# Energy, Momentum, and Conservation Laws

Saturday, January 22, 2022

## New Definitions of Energy and Momentum

Dynamical quantities such as energy and momentum rely on length and time, and so have issues working with special relativity.

### Momentum

Momentum is classically defined as $\boldsymbol{\overrightarrow{p}}=m\boldsymbol{\overrightarrow{v}}$. An observer moving with respect to a collision would believe that momentum was not conserved due to relativistic effects.

The equation for momentum must suffice two criteria:

- The principle of relativity (it should be impossible to differentiate between inertial reference frames)
- At low speeds, the equation should reduce to the classical version

Linear momentum is therefore defined as:

$\boldsymbol{\overrightarrow{p}}=\frac{m\boldsymbol{\overrightarrow{v}}}{\sqrt{1-\frac{v^2}{c^2}}}$

Or, component-wise:

$\boldsymbol{p_x}=\frac{m\boldsymbol{v_x}}{\sqrt{1-\frac{v^2}{c^2}}} \newline \boldsymbol{p_y}=\frac{m\boldsymbol{v_y}}{\sqrt{1-\frac{v^2}{c^2}}}$

Note: the velocity, $v$, in the denominator is the velocity of the object with respect to a certain inertial reference frame, not the velocity of the reference frame itself.

### $K$

Kinetic Energy,In classical mechanics, work is defined as such:

$W=\int Fdx=\int\frac{dp}{dt}~dx=\int\frac{dx}{dt}~dp=\int v~dp=pv-\int p~dv$

Using the new definition for momentum, we get:

$K=\frac{mv}{\sqrt{1-\frac{v^2}{c^2}}}v-\int_0^v \frac{mv}{\sqrt{1-\frac{v^2}{c^2}}}~dv=\frac{mv^2}{\sqrt{1-\frac{v^2}{c^2}}}+mc^2\sqrt{1-\frac{v^2}{c^2}}-mc^2 \newline K=\frac{mc^2}{\sqrt{1-\frac{v^2}{c^2}}}-mc^2$

It may not look like it, but this simplifies to $K=\frac{1}{2}mv^2$ for small values of $v$.

### $E$

Relativistic Total Energy,Relativistic kinetic energy, $K$, can also be defined as such:

$K=E-E_0$

Where $E$ is the total relativistic energy and $E_0$ is the *rest energy*.

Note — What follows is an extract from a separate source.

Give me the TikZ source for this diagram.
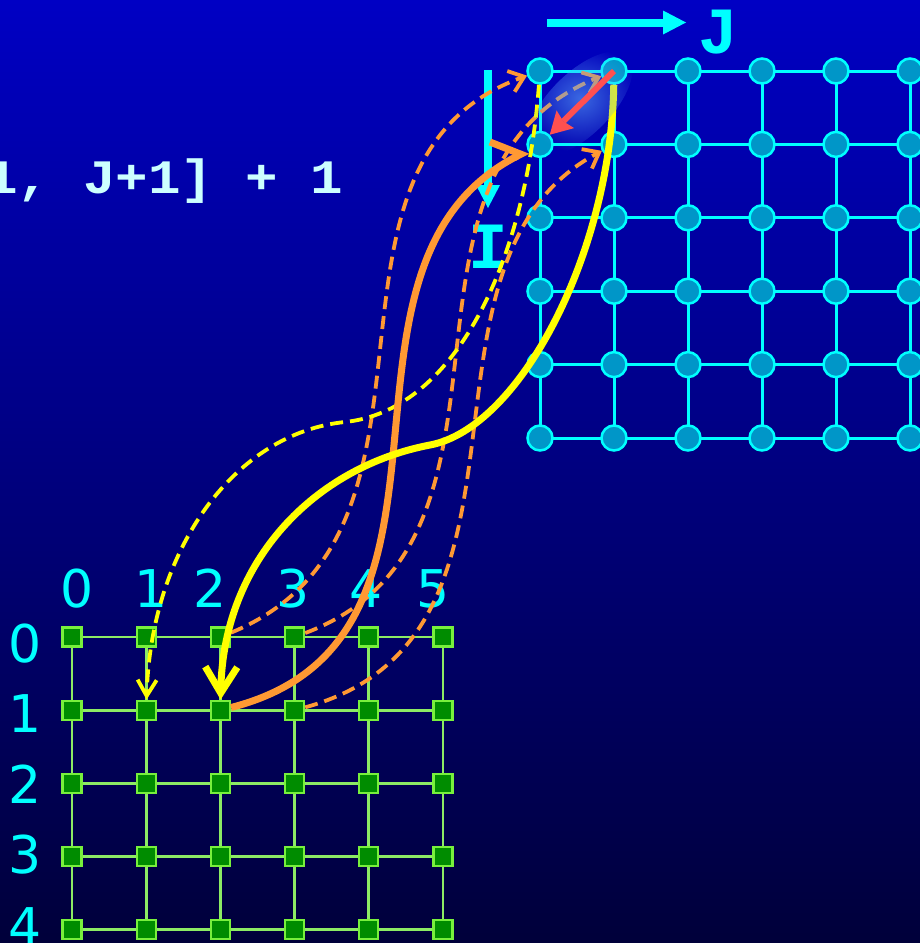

Total relativistic energy and rest energy are defined as:

$E=\frac{mc^2}{\sqrt{1-\frac{v^2}{c^2}}} \newline E_0=mc^2$

For high-energy collisions, kinetic energy is not always conserved (since rest energies can change), but total relativistic energy *is* always conserved.

Using the equation for momentum, we get another fundamental relationship:

$E^2=(mc^2)^2+(pc)^2$

For particles approaching the speed of light, energy can be approximated as:

$E\cong pc$

For massless particles (like light), energy is exactly defined as

$E=pc$

## Conservation Laws

In an isolated system of particles, the total linear momentum remains constant.

Classical collisions:

- For elastic collisions, the kinetic energy of the particles is the only form of energy
- For inelastic collisions, the extra energy is stored in the particles

Relativistic collisions:

- Internal stored energy contributes to rest energy
- Total energy consists of kinetic energy and rest energy
- The total amount of energy does not change

In an isolated system of particles, the total relativistic energy remains constant.